June 3 (UPI) — Canada announced Sunday that it has temporarily closed its embassy in Venezuela, blaming President Nicolas Maduro for limiting its abilities to function in the destabilized country.
Canada’s Minister of Foreign Affairs Chrystia Freeland announced the closure in a statement, saying it was due to Canadian diplomats being unable to have their visas renewed, which were set to expire at the end of the month, under Maduro’s administration.
“Therefore, we are left with no choice but to temporarily suspend our operations at the Embassy of Canada to Venezuela, effective immediately,” she said.
Canada will also be “evaluating the status” of Venezuelan diplomats appointed by Maduro’s regime to Canada, she said.

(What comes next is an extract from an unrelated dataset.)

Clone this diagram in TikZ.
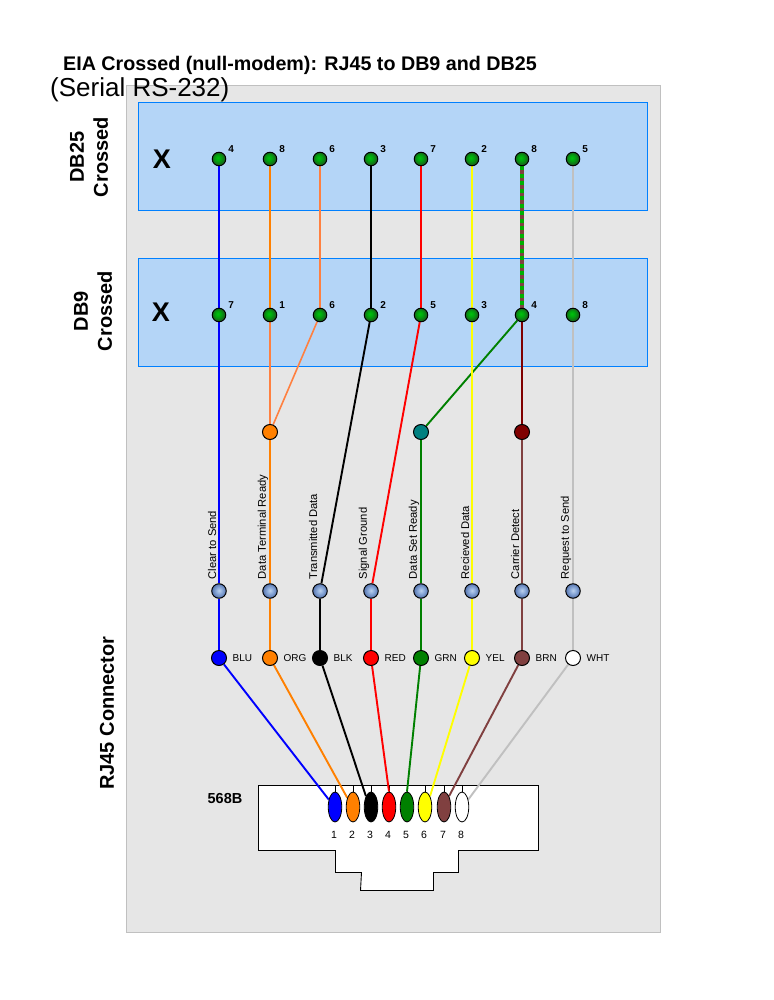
\documentclass[tikz,border=0pt]{standalone}
\usepackage{fontspec}
\setmainfont{Liberation Sans}
\usetikzlibrary{shapes.geometric}
\pgfdeclarelayer{panel}
\pgfdeclarelayer{wires}
\pgfsetlayers{panel,wires,main}
\definecolor{panelgray}{HTML}{E6E6E6}
\definecolor{panelline}{HTML}{C0C0C0}
\definecolor{boxblue}{HTML}{B4D5F7}
\definecolor{boxline}{HTML}{0080FF}
\definecolor{wblue}{HTML}{0000FF}
\definecolor{worange}{HTML}{FF8000}
\definecolor{wlight}{HTML}{FF8040}
\definecolor{wred}{HTML}{FF0000}
\definecolor{wgreen}{HTML}{008000}
\definecolor{wyellow}{HTML}{FFFF00}
\definecolor{wbrown}{HTML}{804040}
\definecolor{wgrey}{HTML}{C0C0C0}
\definecolor{wmaroon}{HTML}{800000}
\definecolor{wteal}{HTML}{008080}
\definecolor{wdash}{HTML}{00B000}
\pgfdeclareradialshading{greenball}{\pgfpoint{-5bp}{5bp}}{
  rgb(0bp)=(0,0.76,0.05);
  rgb(10bp)=(0,0.66,0.05);
  rgb(22bp)=(0.08,0.42,0.10);
  rgb(28bp)=(0.15,0.36,0.12);
  rgb(50bp)=(0.15,0.36,0.12)}
\pgfdeclareradialshading{steelball}{\pgfpoint{0bp}{2bp}}{
  rgb(0bp)=(0.74,0.82,0.93);
  rgb(10bp)=(0.56,0.68,0.86);
  rgb(22bp)=(0.38,0.50,0.72);
  rgb(28bp)=(0.33,0.44,0.66);
  rgb(50bp)=(0.33,0.44,0.66)}
\tikzset{
  x=1pt,y=-1pt,
  panelbox/.style={draw=panelline,fill=panelgray,line width=1pt},
  bluebox/.style={draw=boxline,fill=boxblue,line width=1pt},
  gball/.style={circle,draw=black,line width=1pt,inner sep=0pt,minimum size=13.5pt,shading=greenball},
  sball/.style={circle,draw=black,line width=1pt,inner sep=0pt,minimum size=14.5pt,shading=steelball},
  dot/.style={circle,draw=black,line width=1pt,inner sep=0pt,minimum size=15pt,fill=#1},
  pin/.style={ellipse,draw=black,line width=.8pt,inner sep=0pt,minimum width=13.5pt,minimum height=30pt,fill=#1},
  wire/.style={draw=#1,line width=1.9pt},
  thinwire/.style={draw=#1,line width=1.6pt},
  pinnum/.style={font=\bfseries\fontsize{10}{10}\selectfont,inner sep=0pt},
  sig/.style={font=\fontsize{11.2}{11.2}\selectfont,rotate=90,anchor=west,inner sep=0pt},
  col/.style={font=\fontsize{10}{10}\selectfont,anchor=west,inner sep=0pt},
  num/.style={font=\fontsize{10.5}{10.5}\selectfont,inner sep=0pt},
  side/.style={font=\bfseries\fontsize{20}{24}\selectfont,rotate=90,align=center,inner sep=0pt},
  bigx/.style={font=\bfseries\fontsize{27}{27}\selectfont,inner sep=0pt},
}
\begin{document}
\begin{tikzpicture}
\useasboundingbox (0,0) rectangle (773,1000);

\begin{pgfonlayer}{panel}
  \path[panelbox] (126.5,85.5) rectangle (660.5,932.5);
  \path[bluebox] (138.5,102.5) rectangle (647.5,210.5);
  \path[bluebox] (138.5,258.5) rectangle (647.5,366.5);
  \draw[fill=white,draw=black,line width=.9pt]
    (258.5,785.5) -- (538.5,785.5) -- (538.5,850.5) -- (458.5,850.5) -- (458.5,872.5)
    -- (433.5,872.5) -- (433.5,890.5) -- (360.5,890.5) -- (361.5,872.5) -- (335.5,872.5)
    -- (335.5,850.5) -- (258.5,850.5) -- cycle;
\end{pgfonlayer}

% titles
\node[font=\bfseries\fontsize{19.7}{19.7}\selectfont,anchor=west,inner sep=0pt] (title) at (63,65.5) {EIA Crossed (null-modem): RJ45 to DB9 and DB25};
\node[font=\fontsize{26}{26}\selectfont,anchor=west,inner sep=0pt] (subtitle) at (50,89.5) {(Serial RS-232)};
\node[side] (s25) at (89,157) {DB25\\Crossed};
\node[side] (s9) at (93,311) {DB9\\Crossed};
\node[side] (srj) at (107,713) {RJ45 Connector};
\node[bigx] (x25) at (162,159) {X};
\node[bigx] (x9) at (161,312) {X};
\node[font=\bfseries\fontsize{14.5}{14.5}\selectfont,inner sep=0pt] (t568) at (225,798) {568B};

% DB25 row
\foreach \n/\x/\t in {1/219/4,2/270/8,3/320/6,4/371/3,5/421/7,6/472/2,7/522/8,8/573/5}{
  \node[gball] (a\n) at (\x,159) {};
  \node[pinnum] (al\n) at (\x+12.2,149) {\t};
}
% DB9 row
\foreach \n/\x/\t in {1/219/7,2/270/1,3/320/6,4/371/2,5/421/5,6/472/3,7/522/4,8/573/8}{
  \node[gball] (b\n) at (\x,315) {};
  \node[pinnum] (bl\n) at (\x+12.2,305) {\t};
}
% junctions
\node[dot=worange] (j2) at (270,432) {};
\node[dot=wteal] (j5) at (421,432) {};
\node[dot=wmaroon] (j7) at (522,432) {};
% signal row
\foreach \n/\x/\t in {1/219/Clear to Send,2/270/Data Terminal Ready,3/320/Transmitted Data,4/371/Signal Ground,5/421/Data Set Ready,6/472/Recieved Data,7/522/Carrier Detect,8/573/Request to Send}{
  \node[sball] (c\n) at (\x,591) {};
  \node[sig] (cl\n) at (\x-7,579.5) {\t};
}
% colour row
\foreach \n/\x/\c/\t in {1/219/wblue/BLU,2/270/worange/ORG,3/320/black/BLK,4/371/wred/RED,5/421/wgreen/GRN,6/472/wyellow/YEL,7/522/wbrown/BRN,8/573/white/WHT}{
  \node[dot=\c] (d\n) at (\x,658) {};
  \node[col] (dl\n) at (\x+13.5,658) {\t};
}
% pins
\foreach \n/\x/\c in {1/335/wblue,2/353/worange,3/371/black,4/389/wred,5/407/wgreen,6/425/wyellow,7/444/wbrown,8/462/white}{
  \node[pin=\c] (p\n) at (\x,807) {};
  \node[num] (pl\n) at (\x-1,835) {\n};
  \begin{pgfonlayer}{wires}
    \draw[black,line width=.7pt] (p\n.north) -- ++(0,-7);
  \end{pgfonlayer}
}

\begin{pgfonlayer}{wires}
  % blue
  \draw[wire=wblue] (a1) -- (b1);
  \draw[wire=wblue] (b1) -- (c1);
  \draw[wire=wblue] (c1) -- (d1);
  \draw[wire=wblue] (d1) -- (p1.130);
  % orange
  \draw[wire=worange] (a2) -- (b2);
  \draw[wire=wlight] (b2) -- (j2);
  \draw[thinwire=wlight] (a3) -- (b3);
  \draw[thinwire=wlight] (b3) -- (j2);
  \draw[wire=worange] (j2) -- (c2);
  \draw[wire=worange] (c2) -- (d2);
  \draw[wire=worange] (d2) -- (p2.122);
  % black
  \draw[wire=black] (a4) -- (b4);
  \draw[wire=black] (b4) -- (c3);
  \draw[wire=black] (c3) -- (d3);
  \draw[wire=black] (d3) -- (p3.115);
  % red
  \draw[wire=wred] (a5) -- (b5);
  \draw[wire=wred] (b5) -- (c4);
  \draw[wire=wred] (c4) -- (d4);
  \draw[wire=wred] (d4) -- (p4.north);
  % green
  \draw[wire=wgreen] (b7) -- (j5);
  \draw[wire=wgreen] (j5) -- (c5);
  \draw[wire=wgreen] (c5) -- (d5);
  \draw[wire=wgreen] (d5) -- (p5.north);
  % yellow
  \draw[wire=wyellow] (a6) -- (b6);
  \draw[wire=wyellow] (b6) -- (c6);
  \draw[wire=wyellow] (c6) -- (d6);
  \draw[wire=wyellow] (d6) -- (p6.65);
  % brown
  \draw[draw=wbrown,line width=4.5pt] (a7) -- (b7);
  \draw[draw=wdash,line width=3.6pt,dash pattern=on 3.8pt off 3.7pt] (a7) -- (b7);
  \draw[wire=wmaroon] (b7) -- (j7);
  \draw[wire=wbrown] (j7) -- (c7);
  \draw[wire=wbrown] (c7) -- (d7);
  \draw[wire=wbrown] (d7) -- (p7.65);
  % grey
  \draw[wire=wgrey] (a8) -- (b8);
  \draw[wire=wgrey] (b8) -- (c8);
  \draw[wire=wgrey] (c8) -- (d8);
  \draw[wire=wgrey] (d8) -- (p8.50);
\end{pgfonlayer}
\end{tikzpicture}
\end{document}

Canada is one of 14 mostly Latin American nations of the Lima Group that has voiced strong opposition against Maduro’s re-election last year, which it has deemed illegitimate.
Since then, the country has been thrown into political and social chaos. National Assembly leader Juan Guiado named himself interim president on Jan. 10, igniting a fight over the helm of Venezuela.
Maduro has fought to maintain his power despite over 50 countries backing Guiado as Venezuela’s rightful ruler.
“As Venezuela slides deeper into dictatorship, and as Venezuelans continue to suffer at the hands of the illegitimate Maduro regime, the regime has taken steps to limit the ability of foreign embassies to function in Venezuela, particularly those advocating for the restoration of democracy in Venezuela,” she said.
Canada said that even though it is temporarily suspending its services, it will continue to fight for Venezuelan democracy.
“Canada, together with its partners in the Lima Group and the international community, will continue to stand up for the rights of the Venezuelan people and for a full return to democracy in Venezuela,” she said.
Canadians in Venezuela who need assistance can contact its embassy in Bogota, Colombia, the nation’s travel advisory website said.
The United States pulled its remaining embassy staff March 12, saying the decision “reflects the deteriorating situation in Venezuela.”